Maud S. Mandel, Williams’ 18th president, earned her B.A. from Oberlin College in 1989 and her master’s degree and Ph.D. in history from the University of Michigan in 1993 and 1998, respectively. She moved to Brown University as a visiting assistant professor, eventually becoming professor of history and Judaic studies and dean of the college—roles in which she served until joining Williams as president in July 2018.
President Mandel has engaged the Williams community in articulating a vision for the college’s future through a strategic planning effort involving faculty, staff, students, alumni, families and friends. As one of the early outcomes of the process, Williams became the first school in the nation to launch an all-grant financial aid program. The process also gave rise to strategic academic initiatives that will prepare students for a changing world in a manner reflective of Williams’ liberal arts excellence.
An advocate for educational innovation that combines the best of new and old, she has encouraged important conversations about the educational importance of technology and the creative arts. She has advocated effectively for a project, now underway, to support design and build the Williams College Museum of Art and a home for the integrative arts at Williams. She has also supported faculty-led efforts to advance the curriculum across the humanities, physical and social sciences. As president, she provided administrative support for faculty’s creation of interdisciplinary programs like the Williams Global Scholars, and their discussions about tapping new potential for the college’s distinctive Winter Study program.
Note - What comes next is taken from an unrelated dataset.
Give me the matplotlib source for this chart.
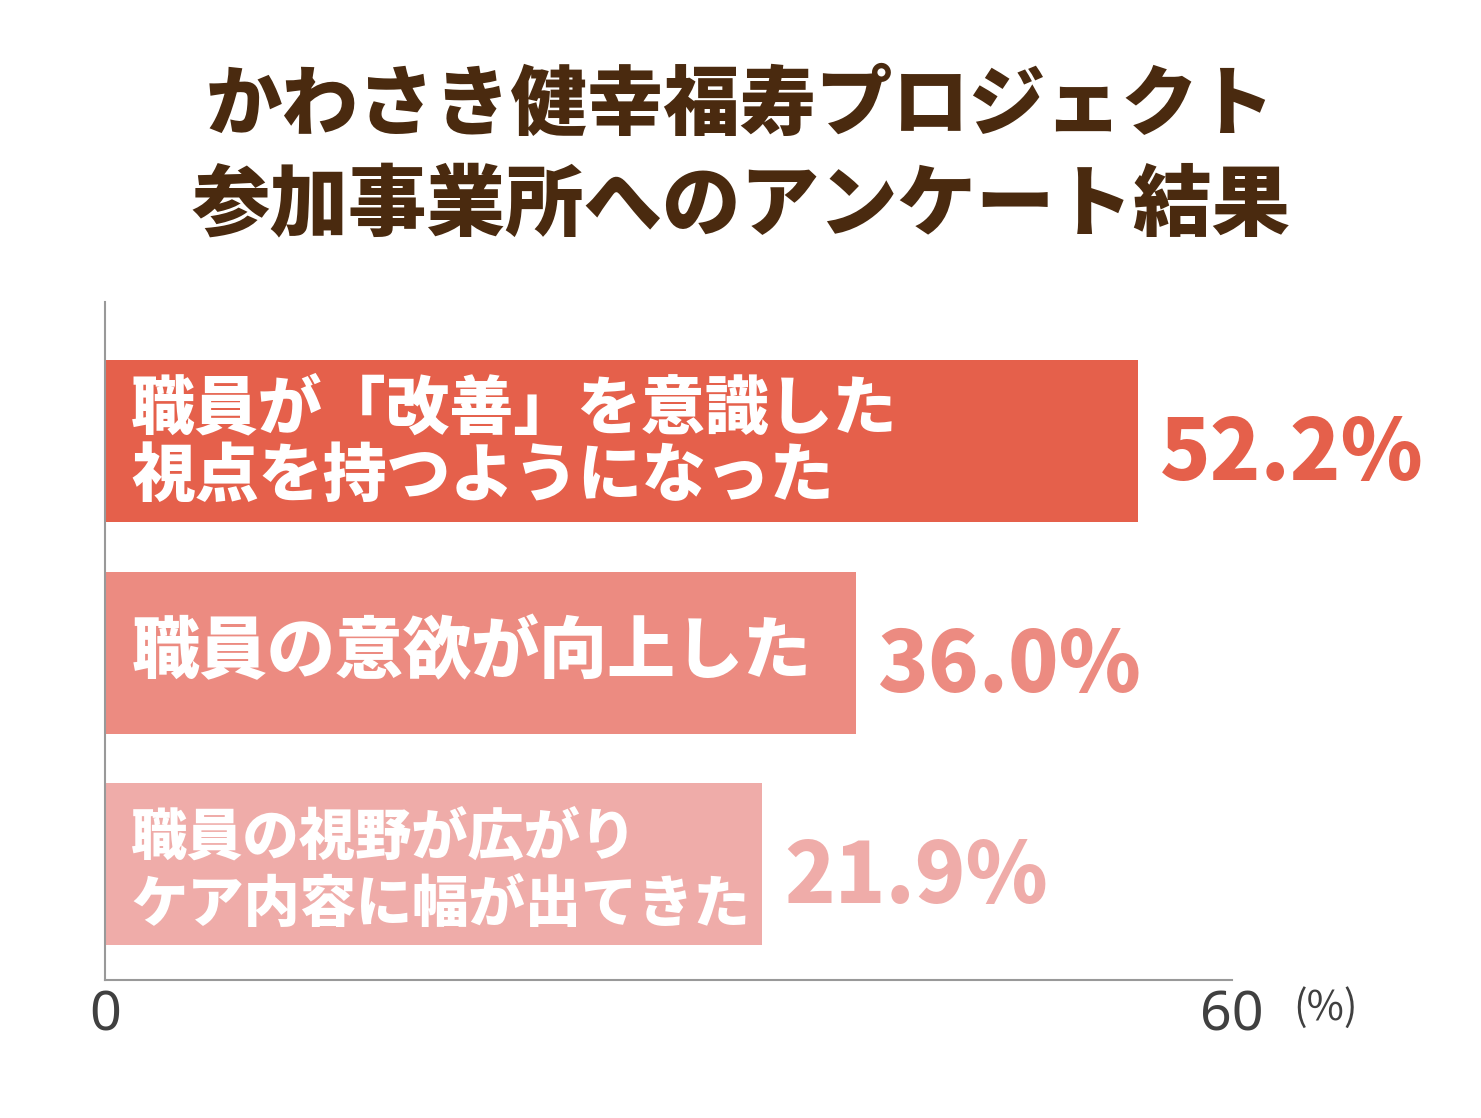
import matplotlib
matplotlib.use("Agg")
import matplotlib.pyplot as plt

plt.rcParams['font.family'] = ['Noto Sans CJK JP', 'DejaVu Sans']

# ---- data ----
title_lines = ["かわさき健幸福寿プロジェクト", "参加事業所へのアンケート結果"]
categories = ["職員が「改善」を意識した\n視点を持つようになった",
              "職員の意欲が向上した",
              "職員の視野が広がり\nケア内容に幅が出てきた"]
percent_values = [52.2, 36.0, 21.9]          # printed values
bar_lengths = [55.0, 40.0, 35.0]             # drawn bar lengths (axis 0-60)
bar_colors = ["#E5604B", "#EC8B81", "#EFACA9"]
x_ticks = [0, 60]
x_unit = "(%)"

fig = plt.figure(figsize=(14.81, 11.18), dpi=100)
ax = fig.add_axes([105/1481, 1-980/1118, (1232-105)/1481, (980-302)/1118])

n = len(categories)
ypos = [n - 1 - i for i in range(n)]
ax.barh(ypos, bar_lengths, height=0.766, color=bar_colors, zorder=2)

ax.set_xlim(0, 60)
ax.set_ylim(-0.548, 2.657)

label_sizes = [46, 49, 40.5]
label_spacing = [1.08, 1.0, 1.24]
label_shift = [-0.01, 0.0, -0.035]
for y, cat, L, v, c, fs, ls, sh in zip(ypos, categories, bar_lengths, percent_values,
                                       bar_colors, label_sizes, label_spacing, label_shift):
    ax.text(1.4, y + sh, cat, color="white", fontsize=fs, fontweight="heavy",
            va="center", ha="left", linespacing=ls, zorder=3)
    ax.text(L + 1.15, y - 0.065, f"{v:.1f}%", color=c, fontsize=60, fontweight="heavy",
            va="center", ha="left", zorder=3)

for s in ["top", "right"]:
    ax.spines[s].set_visible(False)
for s in ["left", "bottom"]:
    ax.spines[s].set_color("#999999")
    ax.spines[s].set_linewidth(1.5)
ax.set_yticks([])
ax.set_xticks(x_ticks)
ax.set_xticklabels([str(t) for t in x_ticks], fontsize=40, color="#404040")
ax.tick_params(axis="x", length=0, pad=6)
for lbl in ax.get_xticklabels():
    lbl.set_fontfamily(['Noto Sans', 'DejaVu Sans'])

ax.text(1.054, -0.0413, x_unit, transform=ax.transAxes, fontsize=29, color="#404040",
        ha="left", va="center")

fig.text(0.5, 1-106/1118, title_lines[0], ha="center", va="center",
         fontsize=55, fontweight="heavy", color="#4A2A0F")
fig.text(0.5, 1-206/1118, title_lines[1], ha="center", va="center",
         fontsize=56.5, fontweight="heavy", color="#4A2A0F")

fig.savefig("out.png", dpi=100, facecolor="white")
Working with successive deans of the college, Mandel has encouraged further thinking about the co-curriculum as a core aspect of students’ education and personal development in a residential setting. She is also encouraging efforts, now in an early stage, to consider how the college can teach students to think about well-being in a holistic and integrated way, encompassing varsity, intramural and club sports; physical education; recreation; mental health; and spiritual pursuits, among other elements.
Under her leadership, Williams continues to support the college’s sustainability work, which in 2022 earned Williams a Gold STARS rating from the Association for the Advancement of Sustainability in Higher Education. Recent advances include a new structure supporting the college’s efforts across both sustainability and environmental studies. Sustainable building projects initiated under President Mandel, such as the new Davis Center, also capitalize on work that was begun before her arrival and is now completed, including Garfield House, Fellows Hall, Fort Bradshaw and the Science Center (comprising Wachenheim and The Hopper), which are characterized by high-performance, environmentally sustainable designs. The improvements in these new or renewed facilities complement the college’s reductions to carbon output, achieved through initiatives like Williams’ participation in the Farmington (ME) Solar Project, and waste reduction commitments like the college’s signing of the Break Free from Plastic Campus Pledge.
President Mandel has also encouraged a culture of shared, community-wide responsibility for making Williams more inclusive, with strategic guidance from the Office of Institutional Diversity, Equity and Inclusion. And she supported college efforts to develop a relationship with the Stockbridge-Munsee Mohican Tribal Historic Preservation Extension Office.
An accomplished historian, President Mandel has devoted her own scholarship to examining how policies and practices of inclusion and exclusion in 20th-century France have affected ethnic and religious minorities: most notably Jews, Armenians and Muslim North Africans. She has explored these themes in publications including In the Aftermath of Genocide: Armenians and Jews in Twentieth-Century France (Duke University Press, 2003) and Muslims and Jews in France: History of a Conflict (Princeton University Press, 2014). She was also a co-editor of Colonialism and the Jews (Indiana University Press, 2017). Her scholarship has been recognized with fellowships from the National Endowment for the Humanities, the American Council of Learned Societies and the American Philosophical Society, among others.
In addition to her work as Williams’ president, Mandel holds the title of Professor of History and teaches as frequently as her schedule allows, including tutorials. She and her husband, Steve Simon, live in Williamstown, and are parents to two children, Lev and Ava.